Хаферкамп улыбнулся. Обычная беседа, чтобы скоротать дорогу. Уже показалась ярко освещенная больница.
Гельмут Хансен мысленно отключился. Нет смысла вскакивать и орать: «Прекратите, наконец, идиоты!»
Никто его не понял бы. Никто.
Они не увидели труп Боба… Главврач больницы и полицейский врач отговорили их. За четыре дня под воздействием застоявшейся жары человеческое тело может почти расползтись. И потом, это малоэстетичное зрелище, даже если когда-то человек был так красив, как Клодетт или Роберт Баррайс.
– Они лежали на софе полностью обнаженные, тесно прижавшись друг к другу, – сказал комиссар, которому досталось это дело. – Смерть настигла их в безумном наркотическом дурмане. Рядом стоял магнитофон, он все еще работал – пленка вырвалась из катушки, когда вся прокрутилась. Мы, конечно, прослушали ее… это документ… Они ввели себе неизвестный нам пока наркотик, который их сердца просто не выдержали. Может быть, дозировка была слишком велика. Найденные две полные ампулы отправлены в Париж, в центральную лабораторию.
– Мы можем прослушать пленку? – спросил Хансен. Хаферкамп выпятил вперед нижнюю полную губу:
– Для чего?
– Ты уже слышал, как умирает человек?
– Да. Тысячи. Рядом со мной, передо мной, за мной… В России и позже во Франции.
– Не видел, а слышал!
– И слышал тоже! Звучит не слишком-то хорошо, когда человеку гранатой отрывает полтела.
– Боб умер в мирной обстановке.
– Ошибаешься! Он был на войне. Он жил в состоянии войны с обществом, он пал на поле боя – на своем поле боя! Если ты хочешь прослушать пленку…
– Обязательно.
– Хорошо, тогда я позабочусь пока об этой Клодетт и ее красивой могиле.
Полицейская машина развезла их… Как не оказать помощи знаменитым, высокопоставленным немцам в такой трагической ситуации?

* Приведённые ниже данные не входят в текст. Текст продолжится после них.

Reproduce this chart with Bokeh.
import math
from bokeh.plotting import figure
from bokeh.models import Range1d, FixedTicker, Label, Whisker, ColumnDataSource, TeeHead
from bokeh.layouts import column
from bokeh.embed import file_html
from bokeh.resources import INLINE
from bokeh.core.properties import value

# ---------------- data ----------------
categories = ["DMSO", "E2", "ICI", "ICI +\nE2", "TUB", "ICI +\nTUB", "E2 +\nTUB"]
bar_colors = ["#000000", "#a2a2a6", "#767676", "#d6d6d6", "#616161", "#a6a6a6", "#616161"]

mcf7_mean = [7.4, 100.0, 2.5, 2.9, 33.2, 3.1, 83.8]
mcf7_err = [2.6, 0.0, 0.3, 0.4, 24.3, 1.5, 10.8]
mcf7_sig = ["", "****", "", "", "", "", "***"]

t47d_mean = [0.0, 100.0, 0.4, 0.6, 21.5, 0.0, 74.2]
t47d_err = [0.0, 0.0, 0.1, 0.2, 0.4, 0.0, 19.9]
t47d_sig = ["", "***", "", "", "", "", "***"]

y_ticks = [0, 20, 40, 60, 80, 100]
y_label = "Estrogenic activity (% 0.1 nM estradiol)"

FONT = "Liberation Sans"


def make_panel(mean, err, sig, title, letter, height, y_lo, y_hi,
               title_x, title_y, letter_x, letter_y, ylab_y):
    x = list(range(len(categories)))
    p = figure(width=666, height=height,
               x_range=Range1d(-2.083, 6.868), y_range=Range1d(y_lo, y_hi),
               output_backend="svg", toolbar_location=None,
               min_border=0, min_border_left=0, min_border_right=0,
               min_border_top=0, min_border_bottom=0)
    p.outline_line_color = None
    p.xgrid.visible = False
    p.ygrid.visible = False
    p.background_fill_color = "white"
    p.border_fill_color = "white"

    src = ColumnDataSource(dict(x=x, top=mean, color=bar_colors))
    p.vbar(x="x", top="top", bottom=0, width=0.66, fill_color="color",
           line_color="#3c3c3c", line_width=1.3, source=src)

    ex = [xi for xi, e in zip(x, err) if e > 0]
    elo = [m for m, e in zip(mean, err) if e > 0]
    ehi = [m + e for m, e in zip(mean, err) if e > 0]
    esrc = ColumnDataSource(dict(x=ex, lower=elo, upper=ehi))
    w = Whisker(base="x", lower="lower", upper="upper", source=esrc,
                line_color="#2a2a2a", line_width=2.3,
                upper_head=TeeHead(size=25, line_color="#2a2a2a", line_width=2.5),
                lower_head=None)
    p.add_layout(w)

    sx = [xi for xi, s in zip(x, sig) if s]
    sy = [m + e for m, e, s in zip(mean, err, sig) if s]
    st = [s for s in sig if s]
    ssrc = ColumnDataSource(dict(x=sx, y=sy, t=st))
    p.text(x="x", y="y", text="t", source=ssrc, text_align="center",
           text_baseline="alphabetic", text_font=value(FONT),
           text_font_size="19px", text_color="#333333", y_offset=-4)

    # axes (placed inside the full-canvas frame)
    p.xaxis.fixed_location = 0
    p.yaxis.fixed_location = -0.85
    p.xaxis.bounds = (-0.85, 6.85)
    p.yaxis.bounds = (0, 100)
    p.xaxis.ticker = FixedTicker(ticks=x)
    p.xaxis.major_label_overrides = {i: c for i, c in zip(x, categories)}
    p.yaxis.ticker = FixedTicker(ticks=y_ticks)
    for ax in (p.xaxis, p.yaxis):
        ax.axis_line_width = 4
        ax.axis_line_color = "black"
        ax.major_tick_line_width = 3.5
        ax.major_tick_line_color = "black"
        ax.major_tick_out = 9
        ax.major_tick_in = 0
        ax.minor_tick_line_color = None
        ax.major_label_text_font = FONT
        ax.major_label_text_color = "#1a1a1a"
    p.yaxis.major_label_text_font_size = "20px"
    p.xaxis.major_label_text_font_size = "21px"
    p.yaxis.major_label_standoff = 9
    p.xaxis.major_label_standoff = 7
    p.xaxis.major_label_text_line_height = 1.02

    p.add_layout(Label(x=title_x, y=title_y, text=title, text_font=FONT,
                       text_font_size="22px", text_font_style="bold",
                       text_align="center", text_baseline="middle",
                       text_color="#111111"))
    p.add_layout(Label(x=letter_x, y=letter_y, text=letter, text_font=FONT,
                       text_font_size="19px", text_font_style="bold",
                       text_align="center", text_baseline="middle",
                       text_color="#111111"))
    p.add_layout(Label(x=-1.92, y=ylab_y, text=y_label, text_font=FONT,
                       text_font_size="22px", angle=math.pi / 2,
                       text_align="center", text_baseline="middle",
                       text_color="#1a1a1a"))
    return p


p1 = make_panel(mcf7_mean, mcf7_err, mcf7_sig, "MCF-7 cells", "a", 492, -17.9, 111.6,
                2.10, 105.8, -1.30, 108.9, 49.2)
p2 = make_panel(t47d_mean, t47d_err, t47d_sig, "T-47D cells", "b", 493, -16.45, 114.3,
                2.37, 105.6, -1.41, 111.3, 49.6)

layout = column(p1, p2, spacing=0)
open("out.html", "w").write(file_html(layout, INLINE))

Франция – страна вежливости, и если голый мужчина умирает в объятиях голой женщины, то сочувствие даже официальных инстанций особенно велико.

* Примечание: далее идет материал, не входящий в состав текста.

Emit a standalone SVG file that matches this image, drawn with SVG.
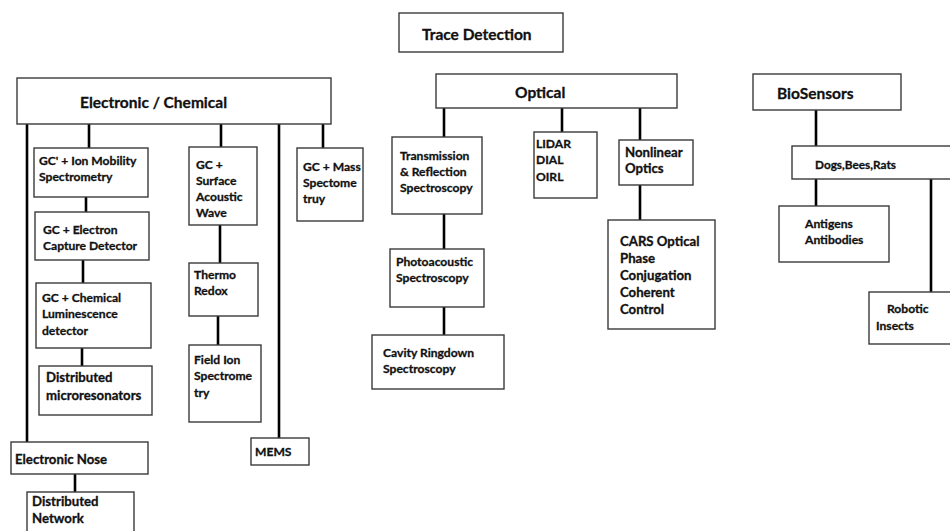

Магнитофон еще стоял в комнате. Квартира выглядела так, будто Боб только ненадолго вышел за покупками… Когда Гельмут Хансен сел, у него была полная иллюзия, что сейчас войдет Боб с бутылками в руках. В ванной должна плескаться вода, и красивая женщина появится в дверях и скажет: «Мон шер, тебя так долго не было…»
Хансен бросил взгляд на кушетку. На обивке были видны пятна трупной жидкости. Завтра кушетку увезут и сожгут… а сейчас она была еще действующим интерьером трагедии. Хансен представил два обнаженных тела, которые переплелись и сгорели, пока вращалась катушка…
Он зарядил магнитофонную ленту и нажал на кнопку.
Шуршание. Шаги. Возня. Звон. Потом голос – облеченный в слова неодолимый соблазн:
– Иди ко мне. Поближе. Я так счастлива…
Клодетт. Это должна быть Клодетт. Хансен втянул голову в плечи, его вдруг зазнобило. «Я так счастлива…» А смерть уже кружит над ней.
Он вздрогнул. Совсем рядом, как будто он стоял за его спиной, раздался голос Боба:
– Ты что-нибудь чувствуешь?
– Я люблю тебя, Боб… Ляг со мной…
Тишина, шуршание, скрип пружин. Вот он лег. Хансен подался вперед, неотрывно всматриваясь в трупные пятна на обивке.
– Как хорошо… – Это Клодетт. Голос мечтательный, парящий, как звучание арфы. – Как божественно прекрасно… а ты хотел оставить меня одну.